Foi assim no final do século 19, quando ficou evidente que o antigo centro econômico agrário do mundo, comandado por hindus e chineses havia sido derrotado pelo império inglês, deslocando o poder da Eurásia para a Europa. Em 1891, o papa Leão XIII lançou a encíclica Rerum Novarum (Das coisas novas), que reposicionou a doutrina social da igreja em relação à emergência de novos que substituíam aqueles pertencentes ao velho mundo agrário (servos, escravos, camponeses e outros).

Numa época em que a globalização sequer era imaginada, a encíclica inovou com importante abordagem a respeito da questão social que resultava da expansão selvagem do liberalismo no capitalismo urbano e industrial. O posicionamento da igreja sobre as precárias condições urbanas de vida e trabalho dos operários reorientou o mundo, sobretudo o Ocidente, frente à natureza desregulada do capitalismo a explorar a sobrevivência humana.

Os movimentos regulatórios da exploração capitalista que se expandiram ao longo do século 20 trouxeram inegavelmente consigo a força da doutrina social da igreja. Tanto na criação da Organização Internacional do Trabalho, em 1919, como nos diversos sistemas de regulação pública do trabalho adotados por governos nacionais, a questão do novo sujeito social urbano e industrial trazido pela Rerum Novarum esteve presente em maior ou menor medida.

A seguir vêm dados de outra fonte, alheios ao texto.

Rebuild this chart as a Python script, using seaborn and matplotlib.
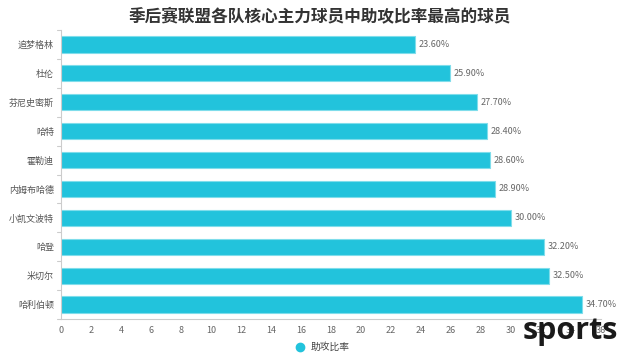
import matplotlib
matplotlib.use("Agg")
import matplotlib.pyplot as plt
import seaborn as sns
import pandas as pd
from matplotlib.lines import Line2D

players = ["追梦格林", "杜伦", "芬尼史密斯", "哈特", "霍勒迪", "内姆布哈德", "小凯文波特", "哈登", "米切尔", "哈利伯顿"]
assist_rate = [23.6, 25.9, 27.7, 28.4, 28.6, 28.9, 30.0, 32.2, 32.5, 34.7]
x_ticks = list(range(0, 37, 2))
series_name = "助攻比率"
title = "季后赛联盟各队核心主力球员中助攻比率最高的球员"

sns.set_theme(style="white")
plt.rcParams["font.family"] = ["Noto Sans CJK SC", "DejaVu Sans"]

df = pd.DataFrame({"player": players, "rate": assist_rate})

fig = plt.figure(figsize=(6.4, 3.61), dpi=100)
ax = fig.add_axes([61 / 640, 1 - 319 / 361, 540 / 640, 289 / 361])

bar_color = "#22C3DC"
sns.barplot(data=df, y="player", x="rate", orient="h", color=bar_color,
            width=0.56, ax=ax, edgecolor="#7FDDEB", linewidth=0.8, saturation=1)

for i, v in enumerate(assist_rate):
    ax.text(v + 0.25, i, f"{v:.2f}%", va="center", ha="left", fontsize=6.5, color="#666666")

ax.set_ylim(len(players) - 0.5, -0.5)
ax.set_xlim(0, 36)
ax.set_xticks(x_ticks)
ax.set_xticklabels([str(t) for t in x_ticks], fontsize=6.5, color="#666666")
ax.tick_params(axis="y", labelsize=6.5, labelcolor="#555555", length=0, pad=5)
ax.tick_params(axis="x", length=0, pad=5)
ax.set_xlabel("")
ax.set_ylabel("")

# small category ticks between rows
for b in [i - 0.5 for i in range(len(players) + 1)]:
    ax.plot([-0.25, 0], [b, b], color="#CCCCCC", lw=0.8, clip_on=False)

for side in ["top", "right"]:
    ax.spines[side].set_visible(False)
ax.spines["left"].set_color("#CCCCCC")
ax.spines["bottom"].set_color("#CCCCCC")
ax.spines["left"].set_linewidth(0.8)
ax.spines["bottom"].set_linewidth(0.8)

fig.text(0.5, 1 - 16 / 361, title, ha="center", va="center", fontsize=12,
         fontweight="bold", color="#333333")

handle = Line2D([0], [0], marker="o", color="none", markerfacecolor=bar_color,
                markeredgecolor=bar_color, markersize=6)
fig.legend([handle], [series_name], loc="center", bbox_to_anchor=(0.5, 1 - 347 / 361),
           frameon=False, fontsize=7, handletextpad=0.2, labelcolor="#444444")

fig.text(523 / 640, 1 - 339 / 361, "sports", ha="left", va="baseline", fontsize=22,
         fontweight="bold", color="#1a1a1a", family=["Open Sans", "DejaVu Sans"])

fig.savefig("out.png", dpi=100)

Nos dias de hoje, o papa Francisco tem protagonizado nova geração de encíclicas que dialogam com a emergência de sujeitos sociais resultantes das principais transformações do capitalismo. A globalização neoliberal conduzida por grandes corporações transnacionais privadas, que esvaziam o poder dos governos nacionais, e o deslocamento da centralidade do Ocidente para o Oriente encontram no papa Francisco a defesa de uma economia política não excludente.

Após 130 anos da Rerum Novarum de Leão XIII, a encíclica Fratelli tutti (Todos irmãos) do papa Francisco enuncia outro olhar abrangente sobre a transição da Era Industrial para a Digital, acoplada ao sujeito da sociedade de serviços. Não mais o predomínio do trabalho material constituído pelo camponês do antigo agrarismo ou pelo operário da outrora sociedade urbana e industrial, mas a intensa expansão do labor imaterial a hegemonizar a condição humana deste início do século 21.

O papa Francisco parece inovar também na perspectiva humanista de avançar da visão iluminista ocidental de superioridade da razão sobre a emoção para incorporar outros saberes não acadêmicos provenientes das comunidades ancestrais e dos povos negros. Ao procurar responder aos enormes dilemas contemporâneos da humanidade, a encíclica Fratelli tutti de 2020 atualiza a abordagem assentada nos desafios da vida cotidiana imposta pela realidade imediata.

Lança, assim, outras luzes de esperança renovada para iluminar o caminho de um mundo melhor. Para tanto, a expectativa se volta aos sujeitos do trabalho imaterial que em plena Era Digital da sociedade de serviços parecem, cada vez mais, não ser economicamente viáveis no capitalismo neoliberal.